Algunos críticos creen que el cuento La espera, de Jorge Luis Borges es una respuesta al de Hemingway. Un hombre llamado Villari llega a una posada y se encierra en su habitación huyendo de otro hombre, también llamado Villari, que lo busca para matarlo. Encerrado en su habitación sueña una y otra vez con que los criminales que lo persiguen —y cuyos motivos también aquí son ignorados— lo encuentran. Aunque quizá no haya hotel más celebre en la obra de Borges que el hotel de Adrogué, donde se encuentra un tomo de una extraña enciclopedia que habla de la existencia de un planeta imaginario, llamado Tlön, al que la tierra se acabará pareciendo. Menos especulativos, pero también fascinantes, son los hoteles de otro escritor argentino como Julio Cortázar. Abundan los hoteles en Rayuela.

La primera vez que la Maga y Oliveira hicieron el amor fue en uno de la rue Valette, un día de llovizna que “andaban por ahí vagando y parándose en los portales” de París. Uno de los instantes más disparatados de Los autonautas de la cosmopista se produce la primera noche que Cortázar y Carol Dunlop tienen ocasión de dormir en un motel de la autopista entre París y Marsella. Felices de haber encontrado habitación, tras demasiadas noches durmiendo en su Volkswagen Combi, buscaron dos botellitas de whisky. Julio probó el suyo y supo “que había caído en una vieja, repetida trampa”, urdida por un antiguo huésped que bebió el whisky y rellenó la botella con su orina, para no pagarlo. Cortázar se enjuagó la boca y abrió una botellita de Martini, mientras deseaba que el autor de la broma “se estrellara en cualquier lugar de la autopista”.[…].

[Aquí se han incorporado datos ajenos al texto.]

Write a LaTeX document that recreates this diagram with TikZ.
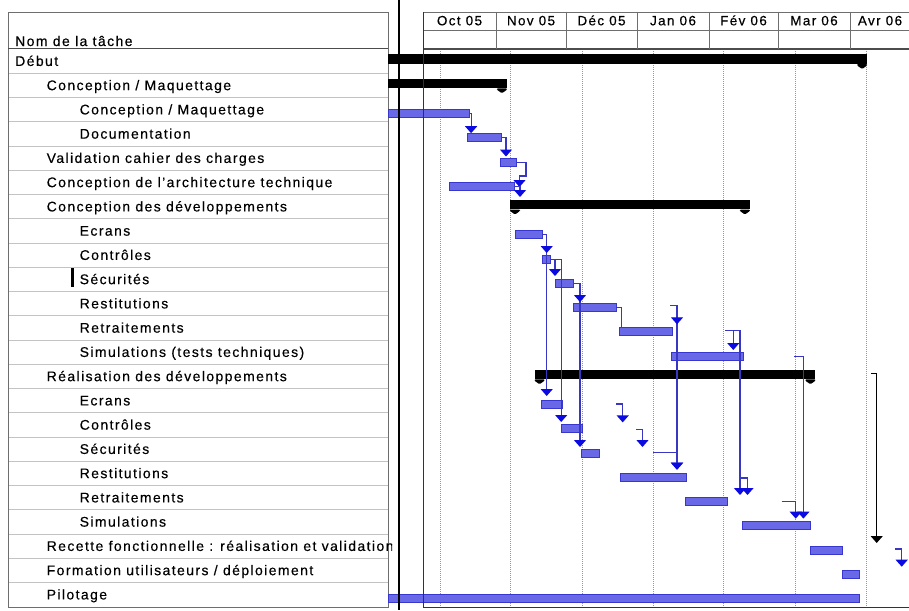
\documentclass[tikz,border=0pt]{standalone}
\usepackage{fontspec}
\setmainfont{Liberation Sans}[LetterSpace=10,FakeBold=0.3]
\usetikzlibrary{arrows.meta}

\definecolor{barfill}{RGB}{105,105,232}
\definecolor{barline}{RGB}{55,55,205}
\definecolor{linkblue}{RGB}{55,55,195}
\definecolor{tipblue}{RGB}{10,10,225}
\definecolor{gridgray}{RGB}{150,150,150}
\definecolor{rulegray}{RGB}{195,195,195}
\definecolor{framegray}{RGB}{110,110,110}

% task bar: name, row, start x, end x
\newcommand\taskbar[4]{%
  \node[taskbarstyle, minimum width={#4pt-#3pt}] (#1) at (#3,{61.1+24.25*#2-0.5}) {};}
% summary bar: name, row, start x, end x
\newcommand\sumbar[4]{%
  \node[sumbarstyle, minimum width={#4pt-#3pt}] (#1) at (#3,{61.1+24.25*#2-7}) {};
  \fill[black, rounded corners=1pt] (#1.south east) -- ++(0,1.5) -- ++(-5,3.5) -- ++(-5,-3.5) -- ++(0,-1.5) -- cycle;}
\newcommand\leftcap[1]{%
  \fill[black, rounded corners=1pt] (#1.south west) -- ++(0,1.5) -- ++(5,3.5) -- ++(5,-3.5) -- ++(0,-1.5) -- cycle;}
% task label: name, x, row, text
\newcommand\tasklabel[4]{%
  \node[tasktext] (#1) at (#2,{61.1+24.25*#3+4.8}) {#4};}

\begin{document}
\begin{tikzpicture}[x=1pt,y=-1pt,
  tasktext/.style={anchor=base west, inner sep=0pt, font=\fontsize{14}{16}\selectfont},
  monthtext/.style={anchor=base, inner sep=0pt, font=\fontsize{13.5}{16}\selectfont},
  taskbarstyle/.style={anchor=north west, inner sep=0pt, minimum height=8pt,
    fill=barfill, draw=barline, line width=1pt},
  sumbarstyle/.style={anchor=north west, inner sep=0pt, minimum height=9.5pt,
    fill=black, draw=none},
  link/.style={draw=linkblue, line width=1.2pt,
    -{Triangle[width=12pt,length=7pt,color=tipblue]}},
  plainlink/.style={draw=linkblue, line width=1.2pt},
  blacklink/.style={draw=black, line width=1.2pt,
    -{Triangle[width=12pt,length=7pt]}},
  gridline/.style={draw=gridgray, line width=1pt, densely dotted},
  rowrule/.style={draw=rulegray, line width=0.8pt},
  headrule/.style={draw=framegray, line width=0.9pt}]

\useasboundingbox (0,0) rectangle (909,610);
\fill[white] (0,0) rectangle (909,610);

% ---------- timescale gridlines ----------
\foreach \gx in {440,510,582,653,723,795,866}
  \draw[gridline] (\gx,49) -- (\gx,607);

% ---------- task table ----------
\foreach \k in {1,...,22}
  \draw[rowrule] (8,{49+24.25*\k}) -- (388,{49+24.25*\k});
\draw[headrule] (8,12) rectangle (388,607);
\draw[black!70, line width=1.2pt] (8,48.5) -- (388,48.5);

% ---------- timescale header ----------
\draw[headrule] (423,12) -- (909,12) (423,30) -- (909,30);
\draw[black!70, line width=1.1pt] (423,49) -- (909,49);
\foreach \mx in {496,566,637,709,778,850}
  \draw[headrule] (\mx,12) -- (\mx,49);
\node[monthtext] (oct) at (459.5,25.3) {Oct 05};
\node[monthtext] (nov) at (531,25.3) {Nov 05};
\node[monthtext] (dec) at (601.5,25.3) {Déc 05};
\node[monthtext] (jan) at (673,25.3) {Jan 06};
\node[monthtext] (fev) at (743.5,25.3) {Fév 06};
\node[monthtext] (mar) at (814,25.3) {Mar 06};
\node[monthtext] (avr) at (880,25.3) {Avr 06};

% ---------- summary bars ----------
\sumbar{s0}{0}{388}{866.7}
\sumbar{s1}{1}{388}{506.5}
\sumbar{s6}{6}{510}{749.5}\leftcap{s6}
\sumbar{s13}{13}{534.5}{815}\leftcap{s13}

% ---------- task bars ----------
\taskbar{b2}{2}{388}{469.4}
\taskbar{b3}{3}{467}{500.8}
\taskbar{b4}{4}{499.5}{516}
\taskbar{b5}{5}{449.3}{514}
\taskbar{b7}{7}{515}{541.7}
\taskbar{b8}{8}{541.7}{550}
\taskbar{b9}{9}{555}{573.3}
\taskbar{b10}{10}{573.3}{616}
\taskbar{b11}{11}{619}{671.7}
\taskbar{b12}{12}{671}{742.7}
\taskbar{b14}{14}{541}{562.2}
\taskbar{b15}{15}{561}{581.8}
\taskbar{b16}{16}{581.4}{599.3}
\taskbar{b17}{17}{619.5}{686.4}
\taskbar{b18}{18}{685}{726.8}
\taskbar{b19}{19}{741.7}{810}
\taskbar{b20}{20}{810}{841.7}
\taskbar{b21}{21}{841.7}{859.3}
\taskbar{b22}{22}{388}{859.3}

% ---------- link end points ----------
\coordinate (e23) at (471.1,133.2);
\coordinate (e34) at (506,156.5);
\coordinate (k46) at (526,176);
\coordinate (e46a) at (519.5,187);
\coordinate (e56) at (520,197);
\coordinate (e78) at (546.7,253);
\coordinate (e714) at (546.7,396);
\coordinate (e89) at (555,276);
\coordinate (e815) at (561.2,422);
\coordinate (e910) at (580,302);
\coordinate (e916) at (580,447);
\coordinate (e1011) at (621.7,327.4);
\coordinate (h1) at (670,305.7);
\coordinate (e1a) at (677,324.3);
\coordinate (e1b) at (677,469.7);
\coordinate (h2) at (725,330.7);
\coordinate (e2a) at (733.3,350);
\coordinate (e2b) at (740,495);
\coordinate (h3) at (794.3,356.5);
\coordinate (e3) at (803.4,518.6);
\coordinate (hA) at (616.2,403.9);
\coordinate (eA) at (622.7,422.4);
\coordinate (hB) at (636.4,429.2);
\coordinate (eB) at (642.5,447);
\coordinate (hC) at (653.3,452.8);
\coordinate (eC) at (677,469.7);
\coordinate (hD) at (740,478);
\coordinate (eD) at (747.5,495);
\coordinate (hE) at (781.5,501.7);
\coordinate (eE) at (795.7,518.6);
\coordinate (hF) at (895,549);
\coordinate (eF) at (901.7,566.7);
\coordinate (hG) at (871,373.5);
\coordinate (eG) at (876.7,543);

% ---------- links ----------
\draw[link] (b2.east) -| (e23);
\draw[link] (b3.east) -| (e34);
\draw[link] (b4.east) -| (k46) -| (e46a);
\draw[link] (b5.east) -| (e56);
\draw[link] (b7.east) -| (e714);
\draw[link] (b7.east) -| (e78);
\draw[link] (b8.east) -| (e815);
\draw[link] (b8.east) -| (e89);
\draw[link] (b9.east) -| (e916);
\draw[link] (b9.east) -| (e910);
\draw[plainlink] (b10.east) -| (e1011);
\draw[link] (h1) -| (e1b);
\draw[link] (h1) -| (e1a);
\draw[link] (h2) -| (e2b);
\draw[link] (h2) -| (e2a);
\draw[link] (h3) -| (e3);
\draw[link] (hA) -| (eA);
\draw[link] (hB) -| (eB);
\draw[link] (hC) -| (eC);
\draw[link] (hD) -| (eD);
\draw[link] (hE) -| (eE);
\draw[link] (hF) -| (eF);
\draw[blacklink] (hG) -| (eG);

% ---------- pane borders ----------
\draw[black!80, line width=1pt] (423,12) -- (423,607) -- (909,607);
\draw[black, line width=1.5pt] (399,0) -- (399,610);

% ---------- task names ----------
\begin{scope}
\clip (0,0) rectangle (392,610);
\node[tasktext] (head) at (15,46) {Nom de la tâche};
\tasklabel{n0}{15}{0}{Début}
\tasklabel{n1}{46.5}{1}{Conception / Maquettage}
\tasklabel{n2}{79.5}{2}{Conception / Maquettage}
\tasklabel{n3}{79.5}{3}{Documentation}
\tasklabel{n4}{46.5}{4}{Validation cahier des charges}
\tasklabel{n5}{46.5}{5}{Conception de l'architecture technique}
\tasklabel{n6}{46.5}{6}{Conception des développements}
\tasklabel{n7}{79.5}{7}{Ecrans}
\tasklabel{n8}{79.5}{8}{Contrôles}
\tasklabel{n9}{79.5}{9}{Sécurités}
\tasklabel{n10}{79.5}{10}{Restitutions}
\tasklabel{n11}{79.5}{11}{Retraitements}
\tasklabel{n12}{79.5}{12}{Simulations (tests techniques)}
\tasklabel{n13}{46.5}{13}{Réalisation des développements}
\tasklabel{n14}{79.5}{14}{Ecrans}
\tasklabel{n15}{79.5}{15}{Contrôles}
\tasklabel{n16}{79.5}{16}{Sécurités}
\tasklabel{n17}{79.5}{17}{Restitutions}
\tasklabel{n18}{79.5}{18}{Retraitements}
\tasklabel{n19}{79.5}{19}{Simulations}
\tasklabel{n20}{46.5}{20}{Recette fonctionnelle : réalisation et validation}
\tasklabel{n21}{46.5}{21}{Formation utilisateurs / déploiement}
\tasklabel{n22}{46.5}{22}{Pilotage}
\end{scope}
% text cursor in the Sécurités cell
\fill[black] (71,268) rectangle (73.5,287);

\end{tikzpicture}
\end{document}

Como en su propia casa o mejor

Los hoteles forman parte de la obra, pero también de la vida de muchos escritores. Cortázar escribió Rayuela durante una larga estancia en una habitación del hotel Esmeralda, en la rue Saint Julien-le-Pauvre. En 1951, también en París, apareció por el hotel La Louisiane el escritor egipcio Albert Cossery, y allí se quedó hasta su muerte, en 2008. Escribía no más de dos frases a la semana, y sobrevivía gracias a una modesta suma que le enviaba la editorial Gallimard, así como de intercambiar cuadros que le regalaban sus amigos artistas. Por los pasillos y el hall de aquel hotel vio pasar a Miles Davis, Chet Baker, Albert Camus, Simone de Beauvoir, Sartre o Keith Haring. El escritor chileno Andrés Felipe Solano cuenta que Quentin Tarantino, también huésped habitual, “se inspiró en los angostos corredores y las alfombras vino tinto y crema de este hotel para iluminar un par de escenas de Pulp Fiction”.

El idilio entre París y los escritores hizo del Lutetia un punto habitual de encuentro. “Difícil, sino imposible, que un escritor de paso no termine tomando algo en la siempre majestuosa cafetería del hotel”, recuerda Berti. Rilke, en 1913; André Gide en 1921; Nina Berberova, en 1926, o James Joyce, en 1939, acompañado por Samuel Beckett, que le ayudó a transportar decenas de libros, escogieron el Lutetia “como refugio para el descanso o la inspiración”.

Algunos de los hoteles más prestigiosos del mundo lo son porque entre sus huéspedes han tenido a escritores y artistas. Es el caso del Chelsea o el Algonquin de Nueva York. La leyenda del primero se inició con Mark Twain y continuó con Dylan Thomas, Sherwood Anderson, Arthur Miller, Gore Vidal, Thomas Wolfe, Arthur C. Clarke, Tennessee Williams, Ginsberg, Burroughs, Peggy Biderman o Bukowski. Apuntalaron su leyenda Jimi Hendrix, Janis Joplin, Leonard Cohen o Cartier-Bresson. En ciertos casos, como los de Dylan Thomas o Wolfe, el hotel dispuso su nombre en una placa. Brendan Behan, que se encerró en una de sus habitaciones para escribir sus mejores páginas sobre la ciudad, señala en Mi Nueva York: "Elogiar la maravillosa obra de Dylan Thomas sería una impertinencia, aunque debo decir que queda oscurecida por sus aventuras en el terreno de la bebida, si es que uno quiere llamar aventura a la bebida. Sin embargo, el Chelsea le trata como a un gran artista, y yo espero que el Sr. Bard, el propietario, y su hijo Stanley […] reserven un espacio en la placa para mí”.

El Algonquin, menos agitado, tuvo una fuerte presencia femenina, con visitantes como Gertrude Stein, Marion Anderson, Simone de Beauvoir o Dorothy Parker. El Ritz de París, al que Scott Fitzgerald o Hemingway otorgaron categoría de hogar, es otro de los más célebres, junto al Roma de Turín, que acogió a Salgari, Primo Levi, Italo Calvino o Cesare Pavese, quien en 1950 se suicidó en la habitación 346.

El hotel de la fotografía es El Grand Hôtel du Cap-Martin, en los Alpes marítimos franceses, que recreó F. Scott Fitzgerald en su novela 'Suave es la noche', de 1934. La imagen es una postal de 1920.